_Rows from a dataset of charts and code_
------

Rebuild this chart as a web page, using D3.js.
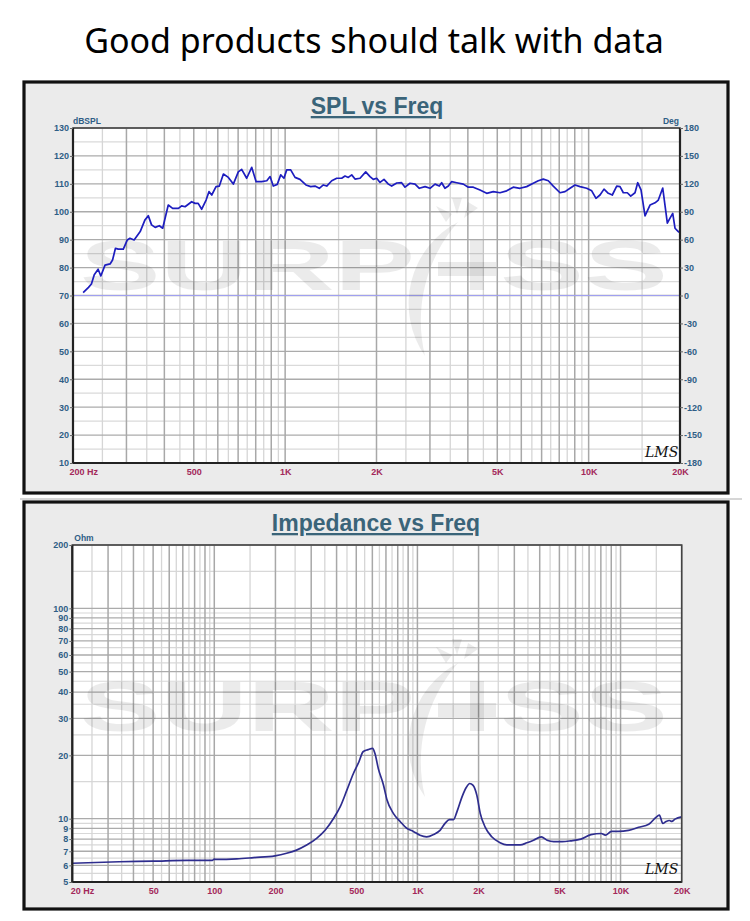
<!DOCTYPE html>
<html><head><meta charset="utf-8">
<script src="https://cdn.jsdelivr.net/npm/d3@7/dist/d3.min.js"></script>
<style>body{margin:0;background:#fff}svg{display:block}</style>
</head><body>
<script>
// ---------------- DATA ----------------
const headerText = "Good products should talk with data";

const splFreq = [216,225,230,235,242,247,255,265,270,276,282,293,302,308,318,333,345,354,363,373,385,395,412,426,445,456,468,492,505,517,531,549,561,573,592,607,626,650,675,701,719,747,776,802,837,870,892,914,942,967,991,1012,1043,1078,1119,1171,1214,1254,1296,1336,1371,1424,1479,1536,1575,1615,1657,1699,1765,1843,1904,1952,2003,2054,2117,2188,2244,2332,2420,2483,2579,2680,2768,2891,3002,3118,3220,3279,3362,3449,3539,3676,3864,4013,4169,4386,4614,4851,5104,5370,5645,5939,6249,6570,6825,7088,7364,7647,8048,8361,8684,9017,9366,9853,10236,10574,10900,11238,11610,11967,12373,12688,13010,13411,13761,14216,14510,14880,15339,15650,15932,16548,16969,17545,18168,18543,18926,19257,19744,20000];
const splDb = [71,72.9,74.1,77.4,79.4,77,80.9,81.3,82.7,86.9,86.6,86.6,89.9,90.5,89.9,92.9,97,98.6,95.3,94.4,95,94.1,102.4,101.2,101.2,102.1,101.8,103.6,103,103,100.9,104.2,107.2,106,109,109.2,113.5,112.3,109.9,114.3,115.2,112,115.9,110.8,110.8,111.1,112.6,109.2,109.8,113.2,112,115,115,112.3,111.6,109.6,109,109.2,108.4,109.6,109.2,111.1,112,112,112.8,112.3,113.2,111.7,112,114.3,112.6,111.6,112,110.5,111.6,109.9,109.2,110.3,110.4,108.8,110.2,109.9,108.4,109,108.4,109.9,109.2,110.4,108.4,109.2,110.8,110.4,109.9,108.8,108.8,107.8,106.6,107.2,106.8,107.5,108.8,108.4,109,110.2,111.1,111.7,111.1,109.2,106.8,107.2,108.4,109.6,109,108.4,107.5,104.8,106,108.1,106.6,106,109.2,109,106.8,106.8,105.6,106.8,110.4,107.8,98.5,100.6,102.4,103.2,104.2,108.5,95.9,97.7,99.4,94.1,92.9,92.5];

const splXTicks = [200,500,1000,2000,5000,10000,20000];
const splXLabels = ["200  Hz","500","1K","2K","5K","10K","20K"];
const splYTicks = [130,120,110,100,90,80,70,60,50,40,30,20,10];
const degTicks = [180,150,120,90,60,30,0,-30,-60,-90,-120,-150,-180];

const impFreq = [20,34,50,73,98,100,102,129,156,199,227,254,285,319,352,387,417,450,484,515,540,572,602,618,642,680,708,761,822,886,955,1030,1110,1198,1292,1368,1438,1506,1566,1658,1742,1808,1880,1962,2038,2158,2322,2552,2754,3206,3458,3730,4072,4350,4692,5164,5680,6376,7158,8034,8418,9022,9744,10936,12272,13772,14870,15532,16140,16760,17390,17880,18540,20000];
const impOhm = [6.14,6.24,6.28,6.34,6.34,6.42,6.40,6.44,6.53,6.66,6.85,7.09,7.49,8.06,8.83,10.05,11.4,13.7,16.4,18.6,20.8,21.3,21.6,20.4,17.3,14.5,12.3,10.6,9.7,9.0,8.7,8.34,8.2,8.4,8.8,9.5,9.9,9.9,10.8,12.7,14.1,14.7,14.4,12.9,10.6,9.1,8.2,7.68,7.5,7.5,7.68,7.9,8.2,7.9,7.78,7.78,7.85,8.0,8.4,8.5,8.35,8.7,8.7,8.8,9.1,9.4,10.1,10.4,9.5,9.7,9.8,9.7,9.95,10.2];

const impXTicks = [20,50,100,200,500,1000,2000,5000,10000,20000];
const impXLabels = ["20  Hz","50","100","200","500","1K","2K","5K","10K","20K"];
const impYTicks = [200,100,90,80,70,60,50,40,30,20,10,9,8,7,6,5];

// ---------------- DRAW ----------------
const W = 750, H = 921;
const svg = d3.select("body").append("svg").attr("width", W).attr("height", H);
svg.append("rect").attr("width", W).attr("height", H).attr("fill", "#fff");

svg.append("text").attr("x", 374).attr("y", 53).attr("text-anchor", "middle")
  .attr("font-family", "Noto Sans, Liberation Sans, sans-serif").attr("font-size", 34)
  .attr("fill", "#000").text(headerText);

const TITLE_C = "#3a6479", YLAB_C = "#2f5e86", XLAB_C = "#a3285a";
const FONT = "Liberation Sans, Arial, sans-serif";

// log grid values: multiples of 0.5*10^k
function logGrid(lo, hi) {
  const out = [];
  for (let k = Math.floor(Math.log10(lo)); k <= Math.ceil(Math.log10(hi)); k++) {
    const d = Math.pow(10, k);
    for (let m = 1; m < 10; m += 0.5) {
      const v = m * d;
      if (v >= lo * 0.999 && v <= hi * 1.001) out.push({v, major: Number.isInteger(m)});
    }
  }
  return out;
}

function frame(y0, y1) {
  svg.append("rect").attr("x", 24).attr("y", y0).attr("width", 704).attr("height", y1 - y0)
    .attr("fill", "#ebebeb").attr("stroke", "#111").attr("stroke-width", 3.2);
}

function watermark(g) {
  const c = "#000", op = 0.08;
  g.append("text").attr("x", 80).attr("y", 290).attr("font-family", FONT).attr("font-weight", "bold")
    .attr("font-size", 70).attr("textLength", 335).attr("lengthAdjust", "spacingAndGlyphs")
    .attr("fill", c).attr("fill-opacity", op).text("SURP");
  g.append("text").attr("x", 500).attr("y", 290).attr("font-family", FONT).attr("font-weight", "bold")
    .attr("font-size", 70).attr("textLength", 168).attr("lengthAdjust", "spacingAndGlyphs")
    .attr("fill", c).attr("fill-opacity", op).text("SS");
  // crescent
  g.append("path").attr("d", "M458,222 A92,92 0 0 0 425,356 A150,150 0 0 1 458,222 Z")
    .attr("fill", c).attr("fill-opacity", op);
  // rays
  g.append("path").attr("d", "M436,206 L452,214 L446,222 Z M452,198 L462,198 L457,214 Z M468,202 L478,208 L464,218 Z")
    .attr("fill", c).attr("fill-opacity", op);
  // "4"-like inner strokes
  g.append("rect").attr("x", 470).attr("y", 240).attr("width", 14).attr("height", 50).attr("fill", c).attr("fill-opacity", op);
  g.append("rect").attr("x", 438).attr("y", 262).attr("width", 58).attr("height", 14).attr("fill", c).attr("fill-opacity", op);
}

function lms(x, y) {
  svg.append("text").attr("x", x).attr("y", y).attr("font-family", "DejaVu Serif, serif")
    .attr("font-style", "italic").attr("font-size", 14).attr("fill", "#111")
    .text("LMS");
}

// ================= SPL CHART =================
frame(82, 493);
svg.append("line").attr("x1", 20).attr("x2", 742).attr("y1", 499).attr("y2", 499).attr("stroke", "#c8c8c8").attr("stroke-width", 1.5);

const sp = {l: 73, r: 680, t: 128, b: 463};
const xS = d3.scaleLog().domain([200, 20000]).range([sp.l, sp.r]);
const yS = d3.scaleLinear().domain([10, 130]).range([sp.b, sp.t]);
const yDeg = d3.scaleLinear().domain([-180, 180]).range([sp.b, sp.t]);

svg.append("rect").attr("x", sp.l).attr("y", sp.t).attr("width", sp.r - sp.l).attr("height", sp.b - sp.t).attr("fill", "#fff");

const gS = svg.append("g");
d3.range(15, 130, 10).forEach(v => gS.append("line").attr("x1", sp.l).attr("x2", sp.r).attr("y1", yS(v)).attr("y2", yS(v)).attr("stroke", "#dadada").attr("stroke-width", 1.2));
logGrid(200, 20000).filter(d => !d.major).forEach(d => gS.append("line").attr("x1", xS(d.v)).attr("x2", xS(d.v)).attr("y1", sp.t).attr("y2", sp.b).attr("stroke", "#d6d6d6").attr("stroke-width", 1.3));
splYTicks.forEach(v => gS.append("line").attr("x1", sp.l).attr("x2", sp.r).attr("y1", yS(v)).attr("y2", yS(v)).attr("stroke", "#ababab").attr("stroke-width", 1.3));
logGrid(200, 20000).filter(d => d.major).forEach(d => gS.append("line").attr("x1", xS(d.v)).attr("x2", xS(d.v)).attr("y1", sp.t).attr("y2", sp.b).attr("stroke", "#a8a8a8").attr("stroke-width", 1.5));
gS.append("line").attr("x1", sp.l).attr("x2", sp.r).attr("y1", yDeg(0)).attr("y2", yDeg(0)).attr("stroke", "#a0a0f0").attr("stroke-width", 1.2);

watermark(svg.append("g"));

const splLine = d3.line().x((d, i) => xS(splFreq[i])).y(d => yS(d));
svg.append("path").attr("d", splLine(splDb)).attr("fill", "none").attr("stroke", "#1d1dbf").attr("stroke-width", 1.7).attr("stroke-linejoin", "round");

svg.append("rect").attr("x", sp.l).attr("y", sp.t).attr("width", sp.r - sp.l).attr("height", sp.b - sp.t).attr("fill", "none").attr("stroke", "#444").attr("stroke-width", 1.6);
svg.append("line").attr("x1", sp.l).attr("x2", sp.r).attr("y1", sp.b).attr("y2", sp.b).attr("stroke", "#222").attr("stroke-width", 2.2);
svg.append("line").attr("x1", sp.l).attr("x2", sp.l).attr("y1", sp.t).attr("y2", sp.b).attr("stroke", "#222").attr("stroke-width", 2.2);
svg.append("line").attr("x1", sp.r).attr("x2", sp.r).attr("y1", sp.t).attr("y2", sp.b).attr("stroke", "#222").attr("stroke-width", 2.2);

const axL = svg.append("g").attr("transform", `translate(${sp.l},0)`)
  .call(d3.axisLeft(yS).tickValues(splYTicks).tickSize(3).tickPadding(1).tickFormat(d3.format("d")));
const axR = svg.append("g").attr("transform", `translate(${sp.r},0)`)
  .call(d3.axisRight(yDeg).tickValues(degTicks).tickSize(3).tickPadding(1).tickFormat(d => d < 0 ? "-" + Math.abs(d) : d));
const axB = svg.append("g").attr("transform", `translate(0,${sp.b})`)
  .call(d3.axisBottom(xS).tickValues(splXTicks).tickSize(0).tickPadding(6).tickFormat((d, i) => splXLabels[i]));
[axL, axR].forEach(a => { a.select(".domain").remove(); a.selectAll("line").attr("stroke", "#666");
  a.selectAll("text").attr("font-family", FONT).attr("font-weight", "bold").attr("font-size", 9).attr("fill", YLAB_C); });
axB.select(".domain").remove();
axB.selectAll("text").attr("font-family", FONT).attr("font-weight", "bold").attr("font-size", 9).attr("fill", XLAB_C);
axB.selectAll(".tick").filter((d, i) => i === 0).select("text").attr("text-anchor", "start").attr("dx", -4);

svg.append("text").attr("x", sp.l).attr("y", 123.5).attr("font-family", FONT).attr("font-weight", "bold").attr("font-size", 8.5).attr("fill", YLAB_C).text("dBSPL");
svg.append("text").attr("x", sp.r - 1).attr("y", 123.5).attr("text-anchor", "end").attr("font-family", FONT).attr("font-weight", "bold").attr("font-size", 8.5).attr("fill", YLAB_C).text("Deg");

svg.append("text").attr("x", 377).attr("y", 114).attr("text-anchor", "middle").attr("font-family", FONT).attr("font-weight", "bold").attr("font-size", 23).attr("fill", TITLE_C).attr("text-decoration", "underline").text("SPL vs Freq");
lms(645, 457);

// ================= IMPEDANCE CHART =================
frame(502, 909);
const ip = {l: 72.3, r: 681.7, t: 545, b: 882};
const xI = d3.scaleLog().domain([20, 20000]).range([ip.l, ip.r]);
const yI = d3.scaleLog().domain([5, 200]).range([ip.b, ip.t]);

svg.append("rect").attr("x", ip.l).attr("y", ip.t).attr("width", ip.r - ip.l).attr("height", ip.b - ip.t).attr("fill", "#fff");
const gI = svg.append("g");
const yGridI = logGrid(5, 200), xGridI = logGrid(20, 20000);
yGridI.filter(d => !d.major).forEach(d => gI.append("line").attr("x1", ip.l).attr("x2", ip.r).attr("y1", yI(d.v)).attr("y2", yI(d.v)).attr("stroke", "#d8d8d8").attr("stroke-width", 1.2));
xGridI.filter(d => !d.major).forEach(d => gI.append("line").attr("x1", xI(d.v)).attr("x2", xI(d.v)).attr("y1", ip.t).attr("y2", ip.b).attr("stroke", "#d6d6d6").attr("stroke-width", 1.3));
yGridI.filter(d => d.major).forEach(d => gI.append("line").attr("x1", ip.l).attr("x2", ip.r).attr("y1", yI(d.v)).attr("y2", yI(d.v)).attr("stroke", "#ababab").attr("stroke-width", 1.3));
xGridI.filter(d => d.major).forEach(d => gI.append("line").attr("x1", xI(d.v)).attr("x2", xI(d.v)).attr("y1", ip.t).attr("y2", ip.b).attr("stroke", "#a8a8a8").attr("stroke-width", 1.5));

watermark(svg.append("g").attr("transform", "translate(0,441)"));

const impLine = d3.line().x((d, i) => xI(impFreq[i])).y(d => yI(d)).curve(d3.curveMonotoneX);
svg.append("path").attr("d", impLine(impOhm)).attr("fill", "none").attr("stroke", "#2e2d8e").attr("stroke-width", 1.7);

svg.append("rect").attr("x", ip.l).attr("y", ip.t).attr("width", ip.r - ip.l).attr("height", ip.b - ip.t).attr("fill", "none").attr("stroke", "#444").attr("stroke-width", 1.6);
svg.append("line").attr("x1", ip.l).attr("x2", ip.r).attr("y1", ip.b).attr("y2", ip.b).attr("stroke", "#222").attr("stroke-width", 2.2);
svg.append("line").attr("x1", ip.l).attr("x2", ip.l).attr("y1", ip.t).attr("y2", ip.b).attr("stroke", "#222").attr("stroke-width", 2.2);

const aiL = svg.append("g").attr("transform", `translate(${ip.l},0)`)
  .call(d3.axisLeft(yI).tickValues(impYTicks).tickSize(3).tickPadding(1).tickFormat(d3.format("d")));
const aiB = svg.append("g").attr("transform", `translate(0,${ip.b})`)
  .call(d3.axisBottom(xI).tickValues(impXTicks).tickSize(0).tickPadding(6).tickFormat((d, i) => impXLabels[i]));
aiL.select(".domain").remove(); aiL.selectAll("line").attr("stroke", "#666");
aiL.selectAll("text").attr("font-family", FONT).attr("font-weight", "bold").attr("font-size", 9).attr("fill", YLAB_C);
aiB.select(".domain").remove();
aiB.selectAll("text").attr("font-family", FONT).attr("font-weight", "bold").attr("font-size", 9).attr("fill", XLAB_C);
aiB.selectAll(".tick").filter((d, i) => i === 0).select("text").attr("text-anchor", "start").attr("dx", -2);

svg.append("text").attr("x", ip.l + 2).attr("y", 541).attr("font-family", FONT).attr("font-weight", "bold").attr("font-size", 8.5).attr("fill", YLAB_C).text("Ohm");
svg.append("text").attr("x", 376).attr("y", 531).attr("text-anchor", "middle").attr("font-family", FONT).attr("font-weight", "bold").attr("font-size", 23).attr("fill", TITLE_C).attr("text-decoration", "underline").text("Impedance vs Freq");
lms(645, 874);
</script>
</body></html>
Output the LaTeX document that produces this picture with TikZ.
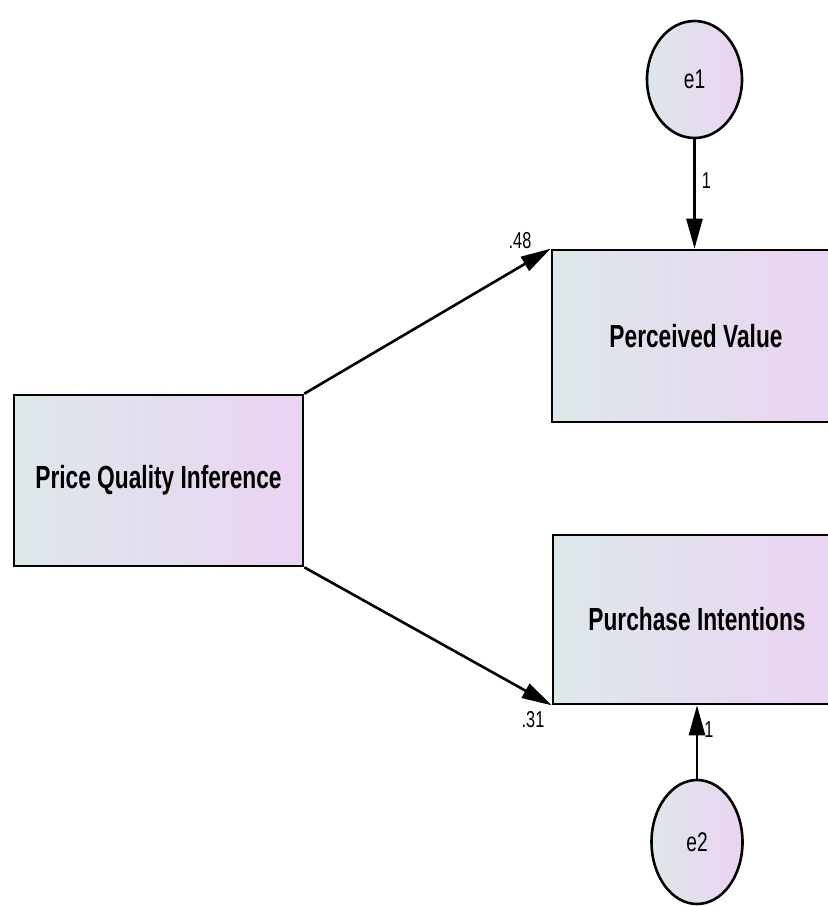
\documentclass[tikz,border=0pt]{standalone}
\usepackage{fontspec}
\setmainfont{Liberation Sans}[FakeStretch=0.71]
\usetikzlibrary{arrows.meta,shapes.geometric}
\definecolor{fillL}{HTML}{DDE8EA}
\definecolor{fillR}{HTML}{EAD3F2}
\tikzset{
  obsbox/.style={draw=black, line width=2.6pt, rectangle, left color=fillL, right color=fillR,
    font=\fontsize{32}{35}\selectfont\bfseries, inner sep=0pt},
  errell/.style={draw=black, line width=2.6pt, ellipse, left color=fillL, right color=fillR,
    font=\fontsize{27}{29}\selectfont, inner sep=0pt},
  arr/.style={line width=2.6pt, -{Triangle[length=30pt,width=16pt]}},
  lbl/.style={font=\fontsize{23}{25}\selectfont, inner sep=1pt}
}
\begin{document}
\begin{tikzpicture}[x=1pt,y=-1pt]
\useasboundingbox (0,0) rectangle (828,906);
\clip (0,0) rectangle (828,906);
\node[obsbox, minimum width=289pt, minimum height=171pt] (pqi) at (158.5,480.5) {Price Quality Inference};
\node[obsbox, minimum width=288pt, minimum height=172pt] (pv) at (696,336) {Perceived Value};
\node[obsbox, minimum width=288pt, minimum height=169pt] (pi) at (697,619.5) {Purchase Intentions};
\node[errell, minimum width=95pt, minimum height=117pt] (e1) at (694.5,79.5) {e1};
\node[errell, minimum width=91pt, minimum height=124pt] (e2) at (697,842) {e2};
\draw[arr] (pqi.north east) -- (pv.north west)
  node[at end, lbl, anchor=south east, xshift=-17pt, yshift=-2pt] {.48};
\draw[arr] (pqi.south east) -- (pi.south west)
  node[at end, lbl, anchor=north east, xshift=-5pt, yshift=-4pt] {.31};
\draw[arr] (e1) -- (e1 |- pv.north)
  node[pos=0.375, lbl, anchor=west, xshift=5pt] {1};
\draw[arr] (e2) -- (e2 |- pi.south)
  node[pos=0.67, lbl, anchor=west, xshift=5pt] {1};
\end{tikzpicture}
\end{document}
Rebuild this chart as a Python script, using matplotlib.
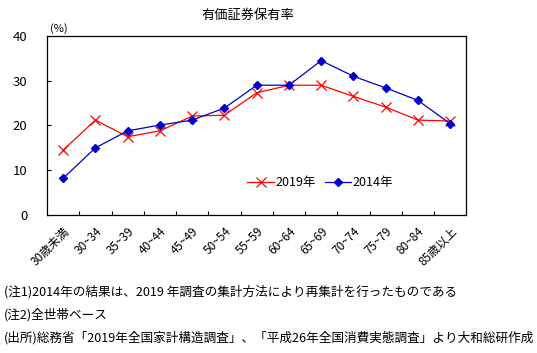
import numpy as np
import matplotlib
matplotlib.use("Agg")
import matplotlib.pyplot as plt
from matplotlib.ticker import FixedLocator

plt.rcParams['font.family'] = ['Noto Sans CJK JP', 'DejaVu Sans']

# age groups
categories = ["30歳未満", "30~34", "35~39", "40~44", "45~49", "50~54", "55~59",
              "60~64", "65~69", "70~74", "75~79", "80~84", "85歳以上"]
# holding rate of securities (%)
rate_2019 = [14.5, 21.2, 17.5, 18.8, 22.1, 22.3, 27.3, 29.0, 29.0, 26.5, 24.1, 21.2, 21.0]
rate_2014 = [8.2, 15.0, 18.8, 20.1, 21.2, 23.9, 29.0, 29.0, 34.5, 31.0, 28.4, 25.6, 20.4]

notes = [
    "(注1)2014年の結果は、2019 年調査の集計方法により再集計を行ったものである",
    "(注2)全世帯ベース",
    "(出所)総務省「2019年全国家計構造調査」、「平成26年全国消費実態調査」より大和総研作成",
]

fig = plt.figure(figsize=(5.37, 3.53), dpi=100)
ax = fig.add_axes([0.0875, 0.391, 0.781, 0.507])

x = np.arange(len(categories))
ax.plot(x, rate_2019, color="#FF0000", lw=0.9, marker="x", ms=6.5, mew=0.9, label="2019年")
ax.plot(x, rate_2014, color="#0000CC", lw=0.9, marker="D", ms=3.8, label="2014年")

ax.set_xlim(-0.5, len(categories) - 0.5)
ax.set_ylim(0, 40)
ax.set_yticks([0, 10, 20, 30, 40])
ax.tick_params(axis="y", direction="in", length=3, width=0.8, pad=14, labelsize=9.5)
ax.set_xticks(x)
ax.set_xticklabels(categories, rotation=45, ha="right", rotation_mode="anchor", fontsize=8.5)
ax.tick_params(axis="x", which="major", length=0, pad=7)
ax.xaxis.set_minor_locator(FixedLocator(np.arange(0.5, len(categories) - 1, 1.0)))
ax.tick_params(axis="x", which="minor", direction="in", length=3, width=0.8)
for s in ax.spines.values():
    s.set_linewidth(0.9)

ax.legend(loc="center", bbox_to_anchor=(0.652, 0.18), ncol=2, frameon=False,
          fontsize=9, handlelength=2.1, handletextpad=0.15, columnspacing=0.7)

fig.text(0.462, 0.957, "有価証券保有率", ha="center", va="center", fontsize=9.5)
fig.text(0.093, 0.918, "(%)", ha="left", va="center", fontsize=8)

for i, t in enumerate(notes):
    fig.text(0.008, 0.172 - i * 0.064, t, ha="left", va="center", fontsize=9.1)

fig.savefig("out.png", dpi=100)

------

_TASK STATEMENT_
The first line to give again is the one with "Rebuild this chart as a Python", and the last is the one with "from matplotlib.ticker import FixedLocator". Repeat them and everything between exactly, minus the pictures.

_TASK RESPONSE_
Rebuild this chart as a Python script, using matplotlib.
import numpy as np
import matplotlib
matplotlib.use("Agg")
import matplotlib.pyplot as plt
from matplotlib.ticker import FixedLocator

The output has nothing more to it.